The Alberta government has hit pause on a controversial ministerial order that would have affected the books school libraries were able to make available to students this fall.

The ministerial order, which was presented in July by Education and Childcare Minister Demetrios Nicolaides, called for school libraries to make changes to the types of books they were making available to students.

Under the order, school libraries were not to include materials with sexually explicit content, and students in Grade 9 or below would have no longer been able to access books containing “non-explicit sexual content,” defined in the order as reference to a sex act that is not detailed or clear. Students in Grade 10 and above would have been able to access materials with “non-explicit sexual content” as long as it is “developmentally appropriate for the student accessing the material.”

Over the ensuing months, critics called for the order to be rescinded. The Canadian Children’s Book Centre called the order “sweeping and vague” and warned it “risks the removal of many diverse and inclusive books and disproportionately targets 2SLGBTQIA+ stories.”

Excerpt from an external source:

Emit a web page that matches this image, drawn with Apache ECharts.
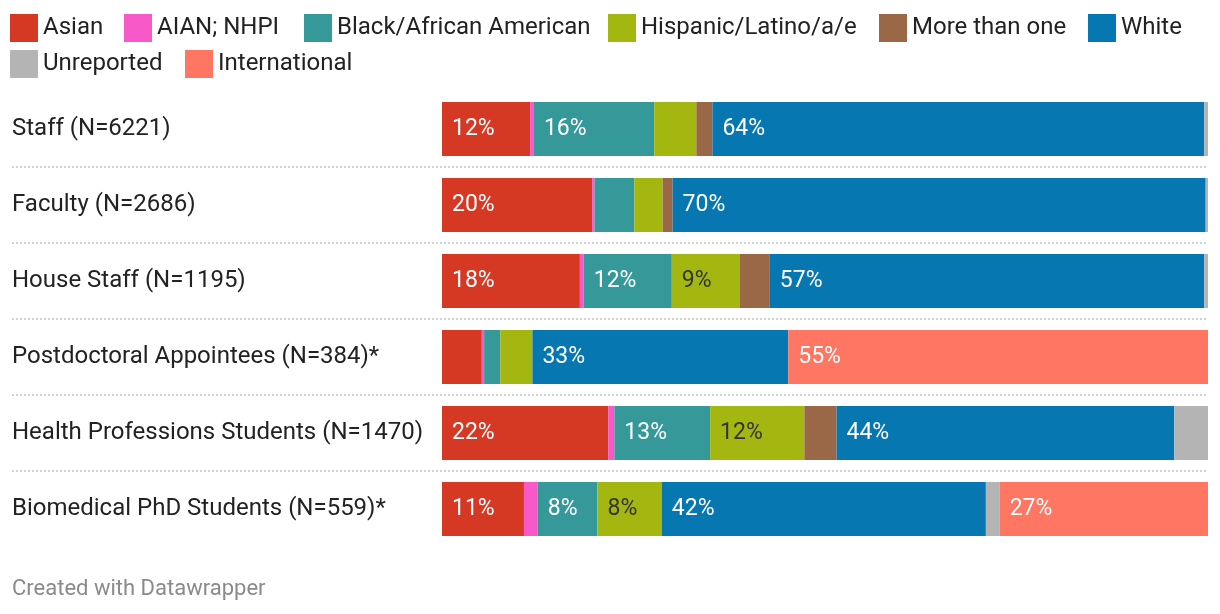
<!DOCTYPE html>
<html><head><meta charset="utf-8">
<script src="https://cdn.jsdelivr.net/npm/echarts@6/dist/echarts.min.js"></script>
<style>html,body{margin:0;padding:0;background:#fff}#c{width:1220px;height:614px}</style>
</head><body><div id="c"></div>
<script>
const categories = ["Staff (N=6221)", "Faculty (N=2686)", "House Staff (N=1195)", "Postdoctoral Appointees (N=384)*", "Health Professions Students (N=1470)", "Biomedical PhD Students (N=559)*"];
const seriesNames = ["Asian", "AIAN; NHPI", "Black/African American", "Hispanic/Latino/a/e", "More than one", "White", "Unreported", "International"];
const asian        = [11.5, 19.6, 18.0, 5.2, 21.7, 10.7];
const aianNhpi     = [0.5, 0.3, 0.5, 0.3, 0.8, 1.8];
const black        = [15.7, 5.2, 11.5, 2.1, 12.5, 7.8];
const hispanic     = [5.5, 3.7, 8.9, 4.2, 12.3, 8.4];
const moreThanOne  = [2.1, 1.3, 3.9, 0, 4.2, 0];
const white        = [64.2, 69.6, 56.7, 33.4, 44.1, 42.3];
const unreported   = [0.5, 0.3, 0.5, 0, 4.4, 1.8];
const international= [0, 0, 0, 54.8, 0, 27.2];
const values = [asian, aianNhpi, black, hispanic, moreThanOne, white, unreported, international];
const colors = ["#d53924", "#f759c8", "#349998", "#a3b710", "#9b6847", "#0677b0", "#b4b4b4", "#ff7662"];
const labelColors = ["#fff", "#fff", "#fff", "#333", "#fff", "#fff", "#fff", "#fff"];

const legendPos = [[10,14],[124,14],[304,14],[608,14],[879,14],[1088,14],[10,50],[185,50]];
const FONT = "Roboto, 'Noto Sans', sans-serif";

const chart = echarts.init(document.getElementById('c'), null, {renderer: 'canvas'});
const series = seriesNames.map((n, i) => ({
  name: n, type: 'bar', stack: 'total', barWidth: 54,
  xAxisIndex: 0, yAxisIndex: 0,
  itemStyle: {color: colors[i]},
  data: values[i],
  label: {
    show: true, position: 'insideLeft', distance: 10,
    color: labelColors[i], fontSize: 23, fontFamily: FONT,
    padding: [3, 0, 0, 0],
    formatter: p => p.value >= 7.5 ? Math.round(p.value) + '%' : ''
  },
  emphasis: {disabled: true}
}));
series.push({type: 'scatter', xAxisIndex: 1, yAxisIndex: 1, data: [], silent: true});

chart.setOption({
  animation: false,
  backgroundColor: '#fff',
  title: {text: 'Created with Datawrapper', left: 12, top: 578, padding: 0,
    textStyle: {color: '#8a8a8a', fontSize: 22, fontWeight: 'normal', fontFamily: FONT}},
  legend: seriesNames.map((n, i) => ({
    data: [n], left: legendPos[i][0], top: legendPos[i][1],
    itemWidth: 28, itemHeight: 28, icon: 'rect', padding: 0,
    selectedMode: false,
    textStyle: {fontSize: 24, color: '#222', fontFamily: FONT}
  })),
  grid: [
    {left: 442, right: 12, top: 91, height: 456},
    {left: 12, right: 12, top: 167, height: 304}
  ],
  xAxis: [
    {type: 'value', min: 0, max: 100, show: false, gridIndex: 0},
    {type: 'value', min: 0, max: 1, show: false, gridIndex: 1}
  ],
  yAxis: [
    {type: 'category', data: categories, inverse: true, gridIndex: 0,
     axisLine: {show: false}, axisTick: {show: false}, splitLine: {show: false},
     axisLabel: {align: 'left', margin: 430, fontSize: 24, color: '#222', fontFamily: FONT,
       padding: [5, 0, 0, 0]}},
    {type: 'value', min: 0, max: 4, interval: 1, gridIndex: 1,
     axisLine: {show: false}, axisTick: {show: false}, axisLabel: {show: false},
     splitLine: {show: true, lineStyle: {color: '#d2d2d2', width: 2, type: [2, 2]}}}
  ],
  series: series
});
</script></body></html>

Last week, the order sustained a new round of criticism, after a list of more than 200 books Edmonton Public Schools would be removing from their libraries to comply with the new rules was made public. The list included books such as Margaret Atwood’s The Handmaid’s Tale, and Atwood took to social media to criticize the move, going so far as to write a short satirical story in which she likened Alberta Premier Danielle Smith to a blue-dress-clad Commander’s wife from the dystopian classic. In a speech to Pen International’s 90th Congress in Krakow on Sept. 2 (and reproduced in her Substack), Atwood drew international attention to the order and the resulting ban: “this is the first-ever Canadian province-wide attempt at mass book banning. I’m in good company, however: Brave New World and 1984 are also on the list. I guess they don’t want young people thinking about dictatorships.”

In an about-face on Tuesday – the first day of school for many students in the province – the government announced it was pausing the order. At an unrelated press conference, Smith said the government would be rewriting the order to make its intentions more clear for school boards.

“The direction will be to take books with pornographic images out of the libraries and to leave the classics alone,” Smith said. “There has been some wilful and purposeful misunderstanding of the policy.”

Julie Kusiek, chair of the board of Edmonton Public Schools, said in a statement that the board was “grateful for the Minister of Education and Childcare’s responsiveness” to parent, educator, and community concerns about the order. “We appreciate the Minister’s decision to pause implementation until further notice,” Kusiek said. “Our board remains committed to keeping lines of communication open with the Minister as we continue to work collaboratively with families and the government in support of student learning.”